**Do this**
Leave out every picture, then transcribe the rest of the listing exactly.

**Supplied data**

------------------------------------------------------------

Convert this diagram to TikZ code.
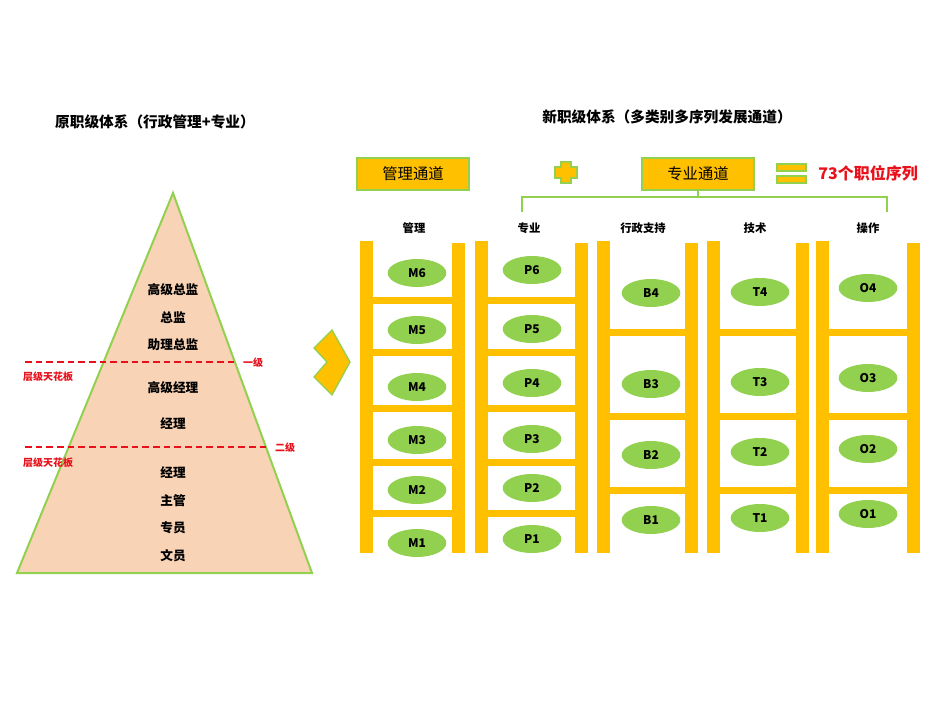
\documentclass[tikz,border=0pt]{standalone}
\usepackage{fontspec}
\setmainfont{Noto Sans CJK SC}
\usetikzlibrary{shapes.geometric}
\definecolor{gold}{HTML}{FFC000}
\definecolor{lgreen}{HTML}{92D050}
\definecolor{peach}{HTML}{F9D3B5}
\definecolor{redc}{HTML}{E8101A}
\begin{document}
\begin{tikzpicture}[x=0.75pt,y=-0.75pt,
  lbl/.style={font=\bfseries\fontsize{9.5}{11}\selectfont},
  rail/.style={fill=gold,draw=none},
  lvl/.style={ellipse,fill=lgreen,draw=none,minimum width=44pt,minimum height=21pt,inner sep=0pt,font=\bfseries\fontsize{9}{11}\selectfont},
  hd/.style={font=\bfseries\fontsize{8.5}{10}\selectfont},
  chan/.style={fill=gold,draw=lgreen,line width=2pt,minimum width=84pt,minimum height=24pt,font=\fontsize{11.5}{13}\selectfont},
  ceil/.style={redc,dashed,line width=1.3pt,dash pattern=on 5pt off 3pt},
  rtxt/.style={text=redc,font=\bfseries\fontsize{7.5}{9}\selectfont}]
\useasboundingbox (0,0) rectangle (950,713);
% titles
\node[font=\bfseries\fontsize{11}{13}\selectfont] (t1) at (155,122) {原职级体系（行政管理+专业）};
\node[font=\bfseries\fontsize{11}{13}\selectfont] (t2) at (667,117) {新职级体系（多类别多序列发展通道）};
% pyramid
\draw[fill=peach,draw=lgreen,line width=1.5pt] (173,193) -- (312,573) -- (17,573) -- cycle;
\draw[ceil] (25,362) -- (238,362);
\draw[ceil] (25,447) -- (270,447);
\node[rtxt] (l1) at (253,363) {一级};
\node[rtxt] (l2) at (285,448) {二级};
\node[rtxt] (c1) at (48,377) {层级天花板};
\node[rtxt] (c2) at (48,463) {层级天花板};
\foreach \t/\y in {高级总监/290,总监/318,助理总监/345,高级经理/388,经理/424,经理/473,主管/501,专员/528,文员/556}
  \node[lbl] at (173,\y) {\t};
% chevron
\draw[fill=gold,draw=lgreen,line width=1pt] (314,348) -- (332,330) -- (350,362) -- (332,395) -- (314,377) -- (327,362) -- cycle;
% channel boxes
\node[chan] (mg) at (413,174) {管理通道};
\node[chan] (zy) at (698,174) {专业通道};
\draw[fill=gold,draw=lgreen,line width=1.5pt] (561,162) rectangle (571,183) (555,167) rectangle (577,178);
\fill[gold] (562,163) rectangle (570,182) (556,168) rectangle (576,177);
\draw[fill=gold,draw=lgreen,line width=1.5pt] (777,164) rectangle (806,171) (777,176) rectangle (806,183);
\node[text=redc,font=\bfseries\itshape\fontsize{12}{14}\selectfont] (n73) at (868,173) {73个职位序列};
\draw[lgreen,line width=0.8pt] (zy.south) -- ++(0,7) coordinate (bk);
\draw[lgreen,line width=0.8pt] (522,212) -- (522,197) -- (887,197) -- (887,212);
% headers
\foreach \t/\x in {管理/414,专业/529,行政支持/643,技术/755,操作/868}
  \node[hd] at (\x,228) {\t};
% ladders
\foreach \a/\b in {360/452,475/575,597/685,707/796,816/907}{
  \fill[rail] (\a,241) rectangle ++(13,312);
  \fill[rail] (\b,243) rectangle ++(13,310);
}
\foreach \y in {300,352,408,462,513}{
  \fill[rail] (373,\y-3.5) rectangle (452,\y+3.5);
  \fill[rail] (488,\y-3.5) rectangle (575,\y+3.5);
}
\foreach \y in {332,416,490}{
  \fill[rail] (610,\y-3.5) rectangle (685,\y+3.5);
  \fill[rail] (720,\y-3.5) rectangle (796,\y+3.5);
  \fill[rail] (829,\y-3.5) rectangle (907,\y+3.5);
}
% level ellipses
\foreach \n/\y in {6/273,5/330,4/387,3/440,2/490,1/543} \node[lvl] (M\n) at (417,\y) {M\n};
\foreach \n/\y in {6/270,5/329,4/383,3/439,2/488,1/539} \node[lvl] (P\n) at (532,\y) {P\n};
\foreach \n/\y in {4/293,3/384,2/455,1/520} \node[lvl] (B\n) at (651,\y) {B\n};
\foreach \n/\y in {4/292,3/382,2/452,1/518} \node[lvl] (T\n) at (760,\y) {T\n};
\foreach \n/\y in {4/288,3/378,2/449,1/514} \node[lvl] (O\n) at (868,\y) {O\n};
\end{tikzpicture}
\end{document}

------------------------------------------------------------

**Answer in full**
Convert this diagram to TikZ code.
\documentclass[tikz,border=0pt]{standalone}
\usepackage{fontspec}
\setmainfont{Noto Sans CJK SC}
\usetikzlibrary{shapes.geometric}
\definecolor{gold}{HTML}{FFC000}
\definecolor{lgreen}{HTML}{92D050}
\definecolor{peach}{HTML}{F9D3B5}
\definecolor{redc}{HTML}{E8101A}
\begin{document}
\begin{tikzpicture}[x=0.75pt,y=-0.75pt,
  lbl/.style={font=\bfseries\fontsize{9.5}{11}\selectfont},
  rail/.style={fill=gold,draw=none},
  lvl/.style={ellipse,fill=lgreen,draw=none,minimum width=44pt,minimum height=21pt,inner sep=0pt,font=\bfseries\fontsize{9}{11}\selectfont},
  hd/.style={font=\bfseries\fontsize{8.5}{10}\selectfont},
  chan/.style={fill=gold,draw=lgreen,line width=2pt,minimum width=84pt,minimum height=24pt,font=\fontsize{11.5}{13}\selectfont},
  ceil/.style={redc,dashed,line width=1.3pt,dash pattern=on 5pt off 3pt},
  rtxt/.style={text=redc,font=\bfseries\fontsize{7.5}{9}\selectfont}]
\useasboundingbox (0,0) rectangle (950,713);
% titles
\node[font=\bfseries\fontsize{11}{13}\selectfont] (t1) at (155,122) {原职级体系（行政管理+专业）};
\node[font=\bfseries\fontsize{11}{13}\selectfont] (t2) at (667,117) {新职级体系（多类别多序列发展通道）};
% pyramid
\draw[fill=peach,draw=lgreen,line width=1.5pt] (173,193) -- (312,573) -- (17,573) -- cycle;
\draw[ceil] (25,362) -- (238,362);
\draw[ceil] (25,447) -- (270,447);
\node[rtxt] (l1) at (253,363) {一级};
\node[rtxt] (l2) at (285,448) {二级};
\node[rtxt] (c1) at (48,377) {层级天花板};
\node[rtxt] (c2) at (48,463) {层级天花板};
\foreach \t/\y in {高级总监/290,总监/318,助理总监/345,高级经理/388,经理/424,经理/473,主管/501,专员/528,文员/556}
  \node[lbl] at (173,\y) {\t};
% chevron
\draw[fill=gold,draw=lgreen,line width=1pt] (314,348) -- (332,330) -- (350,362) -- (332,395) -- (314,377) -- (327,362) -- cycle;
% channel boxes
\node[chan] (mg) at (413,174) {管理通道};
\node[chan] (zy) at (698,174) {专业通道};
\draw[fill=gold,draw=lgreen,line width=1.5pt] (561,162) rectangle (571,183) (555,167) rectangle (577,178);
\fill[gold] (562,163) rectangle (570,182) (556,168) rectangle (576,177);
\draw[fill=gold,draw=lgreen,line width=1.5pt] (777,164) rectangle (806,171) (777,176) rectangle (806,183);
\node[text=redc,font=\bfseries\itshape\fontsize{12}{14}\selectfont] (n73) at (868,173) {73个职位序列};
\draw[lgreen,line width=0.8pt] (zy.south) -- ++(0,7) coordinate (bk);
\draw[lgreen,line width=0.8pt] (522,212) -- (522,197) -- (887,197) -- (887,212);
% headers
\foreach \t/\x in {管理/414,专业/529,行政支持/643,技术/755,操作/868}
  \node[hd] at (\x,228) {\t};
% ladders
\foreach \a/\b in {360/452,475/575,597/685,707/796,816/907}{
  \fill[rail] (\a,241) rectangle ++(13,312);
  \fill[rail] (\b,243) rectangle ++(13,310);
}
\foreach \y in {300,352,408,462,513}{
  \fill[rail] (373,\y-3.5) rectangle (452,\y+3.5);
  \fill[rail] (488,\y-3.5) rectangle (575,\y+3.5);
}
\foreach \y in {332,416,490}{
  \fill[rail] (610,\y-3.5) rectangle (685,\y+3.5);
  \fill[rail] (720,\y-3.5) rectangle (796,\y+3.5);
  \fill[rail] (829,\y-3.5) rectangle (907,\y+3.5);
}
% level ellipses
\foreach \n/\y in {6/273,5/330,4/387,3/440,2/490,1/543} \node[lvl] (M\n) at (417,\y) {M\n};
\foreach \n/\y in {6/270,5/329,4/383,3/439,2/488,1/539} \node[lvl] (P\n) at (532,\y) {P\n};
\foreach \n/\y in {4/293,3/384,2/455,1/520} \node[lvl] (B\n) at (651,\y) {B\n};
\foreach \n/\y in {4/292,3/382,2/452,1/518} \node[lvl] (T\n) at (760,\y) {T\n};
\foreach \n/\y in {4/288,3/378,2/449,1/514} \node[lvl] (O\n) at (868,\y) {O\n};
\end{tikzpicture}
\end{document}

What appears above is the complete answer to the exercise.